The two leaders discussed ways Georgia can reach out to the people of Abkhazia and South Ossetia regions, including providing status-neutral travel documents and identification cards.
Georgia, which is actively seeking NATO membership, has been getting staunch support from the West during and after the brief war in August, 2008 that led to Russia recognizing the breakaway regions of South Ossetia and Abkhazia as independent states.
But most of the world, including the United States, do not recognize these erstwhile Georgian provinces, making its citizens' travel to those countries difficult.
The unresolved conflict with Georgia is a burden for the future development of these tiny Caucasus republics, which highly depend on Russian support and currency.
"Let me also say, as both President Obama and I have repeated many times before, the United States remains steadfast in our commitment to the sovereignty and territorial integrity of Georgia within its internationally recognized borders," Clinton told reporters.
She said a new High-Level Trade and Investment Dialogue launched last week "will explore a range of mechanisms to continue strengthening trade relations between our countries, including the possibility of a free trade agreement between Georgia and the United States, an updated investment agreement, and other measures that could facilitate trade and investments."

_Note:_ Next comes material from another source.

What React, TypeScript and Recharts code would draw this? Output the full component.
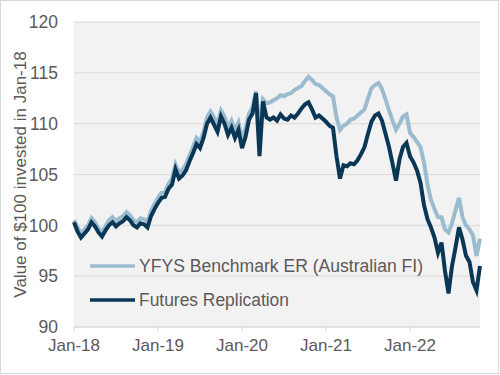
import React from "react";
import { LineChart, Line, XAxis, YAxis, CartesianGrid } from "recharts";

// half-month steps from Jan-18
const futures = [
  100.3, 99.4, 98.8, 99.2, 99.6, 100.3, 99.9, 99.3, 98.9, 99.5,
  100.0, 100.3, 99.9, 100.2, 100.4, 100.8, 100.5, 100.0, 99.8, 100.2,
  100.1, 99.8, 100.9, 101.6, 102.2, 102.7, 102.8, 103.6, 104.0, 105.5,
  104.6, 104.9, 105.4, 106.3, 107.1, 108.0, 107.6, 108.6, 110.0, 110.6,
  109.9, 109.2, 110.7, 110.0, 108.9, 109.6, 108.6, 109.4, 107.6, 108.7,
  110.4, 111.0, 113.0, 106.8, 112.2, 110.6, 110.4, 110.6, 110.3, 110.9,
  110.5, 110.4, 110.8, 110.6, 111.0, 111.5, 111.9, 112.1, 111.4, 110.6,
  110.8, 110.5, 110.2, 109.8, 109.6, 106.8, 104.6, 105.9, 105.8, 106.1,
  106.0, 106.4, 107.0, 107.7, 109.0, 110.2, 110.8, 111.0, 110.3, 109.0,
  107.7, 106.1, 104.4, 106.5, 107.7, 108.1, 106.8, 106.2, 105.4, 104.2,
  102.0, 100.6, 99.8, 98.8, 97.3, 98.3, 95.5, 93.3, 96.0, 97.8,
  99.8, 98.6, 97.0, 96.4, 94.4, 93.6, 96.0,
];

const benchmark = [
  100.5, 99.8, 99.2, 99.6, 100.0, 100.7, 100.3, 99.7, 99.4, 99.9,
  100.5, 100.8, 100.4, 100.7, 100.9, 101.3, 101.0, 100.5, 100.3, 100.7,
  100.6, 100.4, 101.4, 102.1, 102.7, 103.2, 103.3, 104.1, 104.6, 106.0,
  105.2, 105.5, 106.0, 106.9, 107.7, 108.6, 108.2, 109.2, 110.6, 111.2,
  110.6, 110.0, 111.3, 110.7, 109.6, 110.3, 109.3, 110.1, 108.5, 109.5,
  111.0, 111.6, 113.2, 109.6, 112.4, 112.0, 112.1, 112.3, 112.5, 112.8,
  112.7, 112.9, 113.0, 113.3, 113.5, 113.7, 114.2, 114.6, 114.3, 113.9,
  113.8, 113.5, 113.2, 112.9, 112.7, 110.6, 109.4, 109.8, 110.0, 110.4,
  110.5, 110.8, 111.1, 111.4, 112.5, 113.5, 113.8, 114.0, 113.4, 112.4,
  111.3, 110.3, 109.4, 110.0, 110.7, 110.9, 109.1, 108.7, 108.2, 107.7,
  106.2, 104.0, 102.5, 101.6, 100.8, 100.8, 99.6, 99.3, 100.2, 101.5,
  102.7, 100.8, 100.0, 99.6, 99.0, 97.0, 98.7,
];

const tickMonths = [0, 12, 24, 36, 48];
const tickLabels = ["Jan-18", "Jan-19", "Jan-20", "Jan-21", "Jan-22"];
const yTicks = [90, 95, 100, 105, 110, 115, 120];

const seriesNames = ["YFYS Benchmark ER (Australian FI)", "Futures Replication"];
const seriesColors = ["#9bbccf", "#0b3757"];
const legendWidths = [284, 150];

const data = futures.map((v, i) => ({
  m: i / 2,
  futures: v,
  benchmark: benchmark[i],
}));

const font = "'Liberation Sans', Arial, sans-serif";
const textColor = "#5e5858";

export default function App() {
  return (
    <div
      style={{
        position: "absolute",
        left: 0,
        top: 0,
        width: 500,
        height: 375,
        fontFamily: font,
      }}
    >
      <div
        style={{
          position: "absolute",
          left: 0,
          top: 0,
          width: 497,
          height: 372,
          border: "1px solid #d9d9d9",
        }}
      />
      <LineChart
        width={500}
        height={375}
        data={data}
        margin={{ top: 22, right: 20, left: 0, bottom: 0 }}
      >
        <CartesianGrid
          vertical={false}
          stroke="#d9d9d9"
          strokeWidth={1}
          fill="#f2f2f2"
        />
        <XAxis
          dataKey="m"
          type="number"
          domain={[0, 58]}
          ticks={tickMonths}
          tickFormatter={(v) => tickLabels[tickMonths.indexOf(v)]}
          height={48}
          tickSize={5}
          tickMargin={7}
          stroke="#d9d9d9"
          tick={{ fill: textColor, fontSize: 17, fontFamily: font }}
        />
        <YAxis
          domain={[90, 120]}
          ticks={yTicks}
          width={74}
          axisLine={false}
          tickLine={false}
          tickSize={0}
          tickMargin={16}
          tick={{ fill: textColor, fontSize: 17.5, fontFamily: font }}
          label={{
            value: "Value of $100 invested in Jan-18",
            angle: -90,
            position: "insideLeft",
            offset: 20,
            style: { textAnchor: "middle", fill: textColor, fontSize: 17, fontFamily: font },
          }}
        />
        <Line
          type="linear"
          dataKey="benchmark"
          stroke={seriesColors[0]}
          strokeWidth={4}
          dot={false}
          isAnimationActive={false}
        />
        <Line
          type="linear"
          dataKey="futures"
          stroke={seriesColors[1]}
          strokeWidth={4}
          dot={false}
          isAnimationActive={false}
        />
      </LineChart>
      {/* legend sits inside the plot, bottom left */}
      <svg
        width={500}
        height={375}
        style={{ position: "absolute", left: 0, top: 0, pointerEvents: "none" }}
      >
        {seriesNames.map((name, i) => (
          <g key={name}>
            <line
              x1={90}
              x2={135}
              y1={266 + i * 34}
              y2={266 + i * 34}
              stroke={seriesColors[i]}
              strokeWidth={3.5}
            />
            <text
              x={139}
              y={266 + i * 34}
              dy="0.35em"
              fill={textColor}
              fontSize={17.5}
              fontFamily={font}
              textLength={legendWidths[i]}
              lengthAdjust="spacingAndGlyphs"
            >
              {name}
            </text>
          </g>
        ))}
      </svg>
    </div>
  );
}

Washington continues to work closely with Georgia both bilaterally and through the NATO-Georgia Commission to support the goals that Georgia has set for itself in its annual national program. "And we remain committed to supporting Georgia's sovereignty and territorial integrity, and we strongly support the principle that all countries, including Georgia, should be free to choose their own alliances, including their security alliances," Clinton said.
Saakashvili vowed that his government was committed to have free and fair parliamentary elections this October.
Earlier, addressing the third meeting of the U.S.-Georgia Strategic Partnership Commission in Batumi, Clinton said Washington rejected Russia's occupation and militarization of Georgian territory, and called on Russia to fulfill its obligations under the 2008 ceasefire agreement, including withdrawal of its forces to pre-conflict positions and free access for humanitarian assistance.
Being a major transit corridor for energy supplies to Europe and at crossroads close to the Middle East, Afghanistan, and energy-rich Central Asia, Georgia is strategically important for the U.S. and Russia.
It is also a key link in the only energy export route from Central Asia westwards that does not pass through Russian territory.